((

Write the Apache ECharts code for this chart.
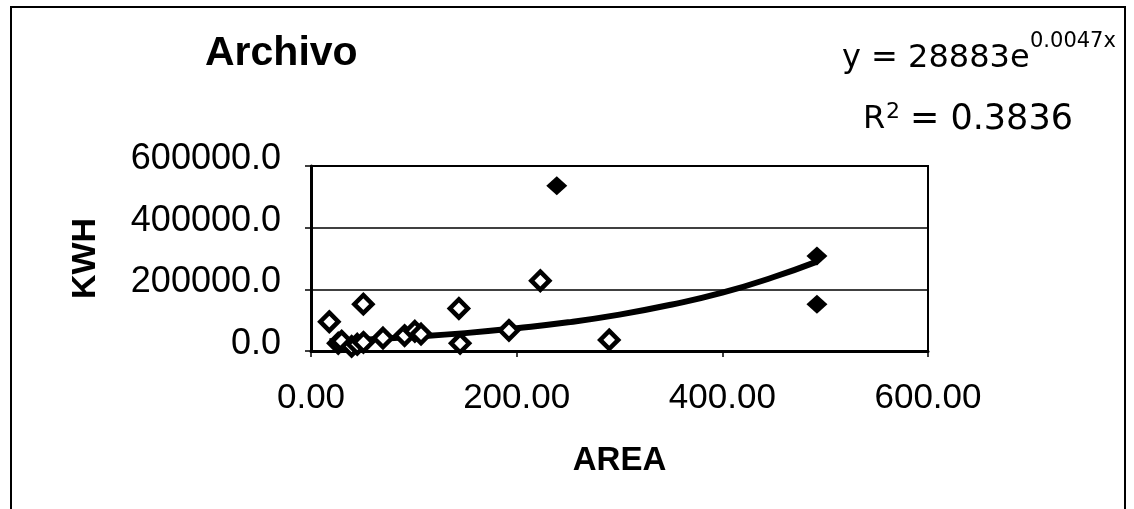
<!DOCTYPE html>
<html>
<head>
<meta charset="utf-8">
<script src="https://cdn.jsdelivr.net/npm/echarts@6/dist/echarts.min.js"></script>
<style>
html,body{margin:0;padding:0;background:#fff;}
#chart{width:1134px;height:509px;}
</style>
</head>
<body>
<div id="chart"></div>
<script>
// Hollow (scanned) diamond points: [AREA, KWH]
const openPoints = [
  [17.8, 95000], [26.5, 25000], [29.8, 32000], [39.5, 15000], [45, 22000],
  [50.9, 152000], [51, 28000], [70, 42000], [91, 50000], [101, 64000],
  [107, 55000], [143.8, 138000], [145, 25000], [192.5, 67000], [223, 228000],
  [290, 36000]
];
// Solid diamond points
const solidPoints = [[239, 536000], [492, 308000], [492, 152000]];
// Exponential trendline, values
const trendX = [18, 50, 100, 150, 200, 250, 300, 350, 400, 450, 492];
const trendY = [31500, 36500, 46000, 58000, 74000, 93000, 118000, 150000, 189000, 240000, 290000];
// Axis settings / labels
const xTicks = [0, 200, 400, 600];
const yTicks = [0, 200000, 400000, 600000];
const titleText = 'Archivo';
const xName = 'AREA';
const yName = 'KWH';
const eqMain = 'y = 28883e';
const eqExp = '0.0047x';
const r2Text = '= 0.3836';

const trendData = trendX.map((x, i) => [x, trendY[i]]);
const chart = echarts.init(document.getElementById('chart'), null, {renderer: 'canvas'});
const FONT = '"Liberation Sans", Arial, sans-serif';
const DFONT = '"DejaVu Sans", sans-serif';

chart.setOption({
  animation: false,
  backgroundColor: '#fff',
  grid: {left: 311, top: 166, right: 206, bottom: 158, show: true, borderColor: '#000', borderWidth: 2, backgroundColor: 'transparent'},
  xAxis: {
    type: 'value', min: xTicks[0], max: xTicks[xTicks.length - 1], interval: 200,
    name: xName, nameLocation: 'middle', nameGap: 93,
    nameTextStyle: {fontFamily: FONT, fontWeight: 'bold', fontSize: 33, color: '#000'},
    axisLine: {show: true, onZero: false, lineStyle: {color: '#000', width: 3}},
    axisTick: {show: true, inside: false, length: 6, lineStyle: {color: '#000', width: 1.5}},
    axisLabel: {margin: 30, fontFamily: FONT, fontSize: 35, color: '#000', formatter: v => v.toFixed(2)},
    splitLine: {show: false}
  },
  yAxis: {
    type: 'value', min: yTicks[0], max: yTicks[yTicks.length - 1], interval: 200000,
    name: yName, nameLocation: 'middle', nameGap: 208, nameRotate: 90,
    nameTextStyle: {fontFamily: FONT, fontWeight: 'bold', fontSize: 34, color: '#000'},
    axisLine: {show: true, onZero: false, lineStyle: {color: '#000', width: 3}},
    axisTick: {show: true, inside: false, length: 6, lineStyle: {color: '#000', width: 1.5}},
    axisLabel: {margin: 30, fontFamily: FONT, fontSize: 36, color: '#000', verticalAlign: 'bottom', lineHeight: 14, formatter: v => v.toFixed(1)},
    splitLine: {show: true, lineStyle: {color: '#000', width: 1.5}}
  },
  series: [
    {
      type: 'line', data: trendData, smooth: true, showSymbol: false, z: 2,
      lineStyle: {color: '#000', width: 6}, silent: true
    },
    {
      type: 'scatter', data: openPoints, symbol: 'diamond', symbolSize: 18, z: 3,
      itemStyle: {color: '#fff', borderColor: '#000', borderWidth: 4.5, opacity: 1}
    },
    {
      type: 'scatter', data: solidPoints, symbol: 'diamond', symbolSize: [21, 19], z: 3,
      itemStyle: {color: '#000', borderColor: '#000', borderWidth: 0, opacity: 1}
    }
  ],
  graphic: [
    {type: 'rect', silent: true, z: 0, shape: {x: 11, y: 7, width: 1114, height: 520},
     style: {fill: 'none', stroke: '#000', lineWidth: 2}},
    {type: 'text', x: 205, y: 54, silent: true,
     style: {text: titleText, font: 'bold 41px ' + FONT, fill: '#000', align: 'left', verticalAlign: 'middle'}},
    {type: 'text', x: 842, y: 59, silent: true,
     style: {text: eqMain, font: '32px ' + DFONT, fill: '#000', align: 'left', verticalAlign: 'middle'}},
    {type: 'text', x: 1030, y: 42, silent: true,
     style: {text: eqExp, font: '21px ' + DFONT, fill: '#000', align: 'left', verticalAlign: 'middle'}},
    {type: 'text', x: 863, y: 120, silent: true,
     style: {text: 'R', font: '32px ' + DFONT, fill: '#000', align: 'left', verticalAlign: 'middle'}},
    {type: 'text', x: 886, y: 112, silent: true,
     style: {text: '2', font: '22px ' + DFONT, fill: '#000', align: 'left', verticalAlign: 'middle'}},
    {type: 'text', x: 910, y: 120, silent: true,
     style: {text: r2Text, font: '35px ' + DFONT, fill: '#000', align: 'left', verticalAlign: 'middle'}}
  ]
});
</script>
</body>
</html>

))

## GOAL
Leave out the pictures and reproduce the rest of the listing exactly.

## EXPECTED OUTPUT
Write the Apache ECharts code for this chart.
<!DOCTYPE html>
<html>
<head>
<meta charset="utf-8">
<script src="https://cdn.jsdelivr.net/npm/echarts@6/dist/echarts.min.js"></script>
<style>
html,body{margin:0;padding:0;background:#fff;}
#chart{width:1134px;height:509px;}
</style>
</head>
<body>
<div id="chart"></div>
<script>
// Hollow (scanned) diamond points: [AREA, KWH]
const openPoints = [
  [17.8, 95000], [26.5, 25000], [29.8, 32000], [39.5, 15000], [45, 22000],
  [50.9, 152000], [51, 28000], [70, 42000], [91, 50000], [101, 64000],
  [107, 55000], [143.8, 138000], [145, 25000], [192.5, 67000], [223, 228000],
  [290, 36000]
];
// Solid diamond points
const solidPoints = [[239, 536000], [492, 308000], [492, 152000]];
// Exponential trendline, values
const trendX = [18, 50, 100, 150, 200, 250, 300, 350, 400, 450, 492];
const trendY = [31500, 36500, 46000, 58000, 74000, 93000, 118000, 150000, 189000, 240000, 290000];
// Axis settings / labels
const xTicks = [0, 200, 400, 600];
const yTicks = [0, 200000, 400000, 600000];
const titleText = 'Archivo';
const xName = 'AREA';
const yName = 'KWH';
const eqMain = 'y = 28883e';
const eqExp = '0.0047x';
const r2Text = '= 0.3836';

const trendData = trendX.map((x, i) => [x, trendY[i]]);
const chart = echarts.init(document.getElementById('chart'), null, {renderer: 'canvas'});
const FONT = '"Liberation Sans", Arial, sans-serif';
const DFONT = '"DejaVu Sans", sans-serif';

chart.setOption({
  animation: false,
  backgroundColor: '#fff',
  grid: {left: 311, top: 166, right: 206, bottom: 158, show: true, borderColor: '#000', borderWidth: 2, backgroundColor: 'transparent'},
  xAxis: {
    type: 'value', min: xTicks[0], max: xTicks[xTicks.length - 1], interval: 200,
    name: xName, nameLocation: 'middle', nameGap: 93,
    nameTextStyle: {fontFamily: FONT, fontWeight: 'bold', fontSize: 33, color: '#000'},
    axisLine: {show: true, onZero: false, lineStyle: {color: '#000', width: 3}},
    axisTick: {show: true, inside: false, length: 6, lineStyle: {color: '#000', width: 1.5}},
    axisLabel: {margin: 30, fontFamily: FONT, fontSize: 35, color: '#000', formatter: v => v.toFixed(2)},
    splitLine: {show: false}
  },
  yAxis: {
    type: 'value', min: yTicks[0], max: yTicks[yTicks.length - 1], interval: 200000,
    name: yName, nameLocation: 'middle', nameGap: 208, nameRotate: 90,
    nameTextStyle: {fontFamily: FONT, fontWeight: 'bold', fontSize: 34, color: '#000'},
    axisLine: {show: true, onZero: false, lineStyle: {color: '#000', width: 3}},
    axisTick: {show: true, inside: false, length: 6, lineStyle: {color: '#000', width: 1.5}},
    axisLabel: {margin: 30, fontFamily: FONT, fontSize: 36, color: '#000', verticalAlign: 'bottom', lineHeight: 14, formatter: v => v.toFixed(1)},
    splitLine: {show: true, lineStyle: {color: '#000', width: 1.5}}
  },
  series: [
    {
      type: 'line', data: trendData, smooth: true, showSymbol: false, z: 2,
      lineStyle: {color: '#000', width: 6}, silent: true
    },
    {
      type: 'scatter', data: openPoints, symbol: 'diamond', symbolSize: 18, z: 3,
      itemStyle: {color: '#fff', borderColor: '#000', borderWidth: 4.5, opacity: 1}
    },
    {
      type: 'scatter', data: solidPoints, symbol: 'diamond', symbolSize: [21, 19], z: 3,
      itemStyle: {color: '#000', borderColor: '#000', borderWidth: 0, opacity: 1}
    }
  ],
  graphic: [
    {type: 'rect', silent: true, z: 0, shape: {x: 11, y: 7, width: 1114, height: 520},
     style: {fill: 'none', stroke: '#000', lineWidth: 2}},
    {type: 'text', x: 205, y: 54, silent: true,
     style: {text: titleText, font: 'bold 41px ' + FONT, fill: '#000', align: 'left', verticalAlign: 'middle'}},
    {type: 'text', x: 842, y: 59, silent: true,
     style: {text: eqMain, font: '32px ' + DFONT, fill: '#000', align: 'left', verticalAlign: 'middle'}},
    {type: 'text', x: 1030, y: 42, silent: true,
     style: {text: eqExp, font: '21px ' + DFONT, fill: '#000', align: 'left', verticalAlign: 'middle'}},
    {type: 'text', x: 863, y: 120, silent: true,
     style: {text: 'R', font: '32px ' + DFONT, fill: '#000', align: 'left', verticalAlign: 'middle'}},
    {type: 'text', x: 886, y: 112, silent: true,
     style: {text: '2', font: '22px ' + DFONT, fill: '#000', align: 'left', verticalAlign: 'middle'}},
    {type: 'text', x: 910, y: 120, silent: true,
     style: {text: r2Text, font: '35px ' + DFONT, fill: '#000', align: 'left', verticalAlign: 'middle'}}
  ]
});
</script>
</body>
</html>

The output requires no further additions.